[start of Dataset section]

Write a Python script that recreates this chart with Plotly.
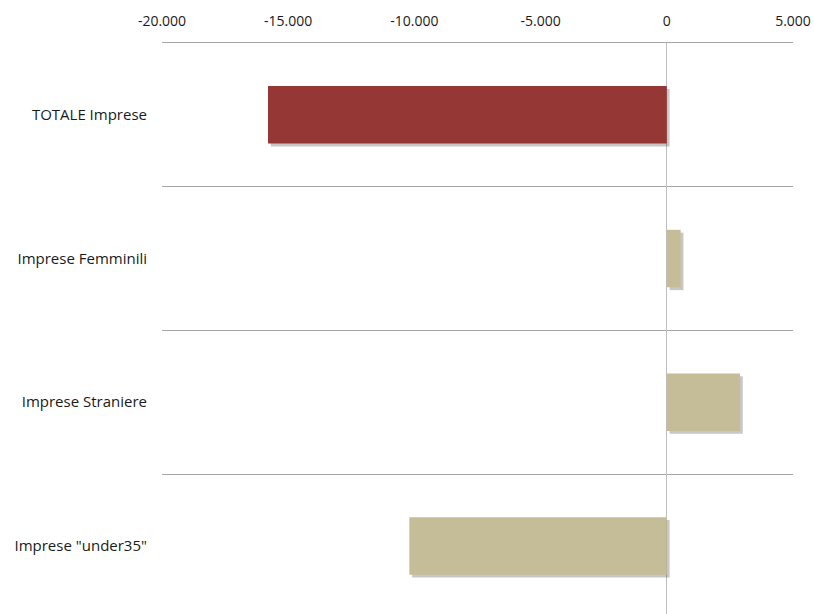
import plotly.graph_objects as go

categories = ["TOTALE Imprese", "Imprese Femminili", "Imprese Straniere", "Imprese \"under35\""]
values = [-15800, 550, 2900, -10200]
bar_colors = ["#953735", "#C4BD97", "#C4BD97", "#C4BD97"]
tick_vals = [-20000, -15000, -10000, -5000, 0, 5000]
tick_text = ["-20.000", "-15.000", "-10.000", "-5.000", "0", "5.000"]

x_range = [-20000, 5000]
shadow_shift = 110  # approx 3px in data units

fig = go.Figure()
# soft shadow on the hidden base axis, slightly shifted
fig.add_trace(go.Bar(
    y=categories, x=values, orientation="h",
    marker=dict(color="rgba(0,0,0,0.22)", line=dict(width=0)),
    width=0.4, offset=-0.18, xaxis="x", hoverinfo="skip", showlegend=False,
))
# actual bars on the visible overlay axis
fig.add_trace(go.Bar(
    y=categories, x=values, orientation="h",
    marker=dict(color=bar_colors, line=dict(width=0)),
    width=0.4, offset=-0.2, xaxis="x2", showlegend=False,
))

fig.update_layout(
    width=814, height=614,
    margin=dict(l=162, r=21, t=43, b=0),
    paper_bgcolor="white", plot_bgcolor="white",
    font=dict(family="Open Sans", size=14, color="#1a1a1a"),
    barmode="overlay",
    xaxis=dict(
        range=[x_range[0] - shadow_shift, x_range[1] - shadow_shift],
        visible=False, showgrid=False, zeroline=False,
    ),
    xaxis2=dict(
        overlaying="x", side="top", range=x_range, tickvals=tick_vals, ticktext=tick_text,
        showgrid=False, zeroline=True, zerolinecolor="#BEBEBE", zerolinewidth=1,
        showline=True, linecolor="#A6A6A6", linewidth=1, ticks="",
        tickfont=dict(size=14), ticklabelstandoff=10, ticklabeloverflow="allow",
    ),
    yaxis=dict(
        type="category", categoryorder="array", categoryarray=categories,
        range=[3.474, -0.5], tickson="boundaries", showgrid=True,
        gridcolor="#A6A6A6", gridwidth=1, ticks="", zeroline=False,
        ticklabelstandoff=14, tickfont=dict(size=15),
    ),
)

fig.write_html(
    "out.html",
    config={"displayModeBar": False},
    post_script="document.body.style.margin='0px';document.body.style.overflow='hidden';",
)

[end of Dataset section]

Transcribe the opening line of the listing above, please, and every line after it through the line with "shadow_shift = 110", word for word, without pictures.

Complete answer:
Write a Python script that recreates this chart with Plotly.
import plotly.graph_objects as go

categories = ["TOTALE Imprese", "Imprese Femminili", "Imprese Straniere", "Imprese \"under35\""]
values = [-15800, 550, 2900, -10200]
bar_colors = ["#953735", "#C4BD97", "#C4BD97", "#C4BD97"]
tick_vals = [-20000, -15000, -10000, -5000, 0, 5000]
tick_text = ["-20.000", "-15.000", "-10.000", "-5.000", "0", "5.000"]

x_range = [-20000, 5000]
shadow_shift = 110  # approx 3px in data units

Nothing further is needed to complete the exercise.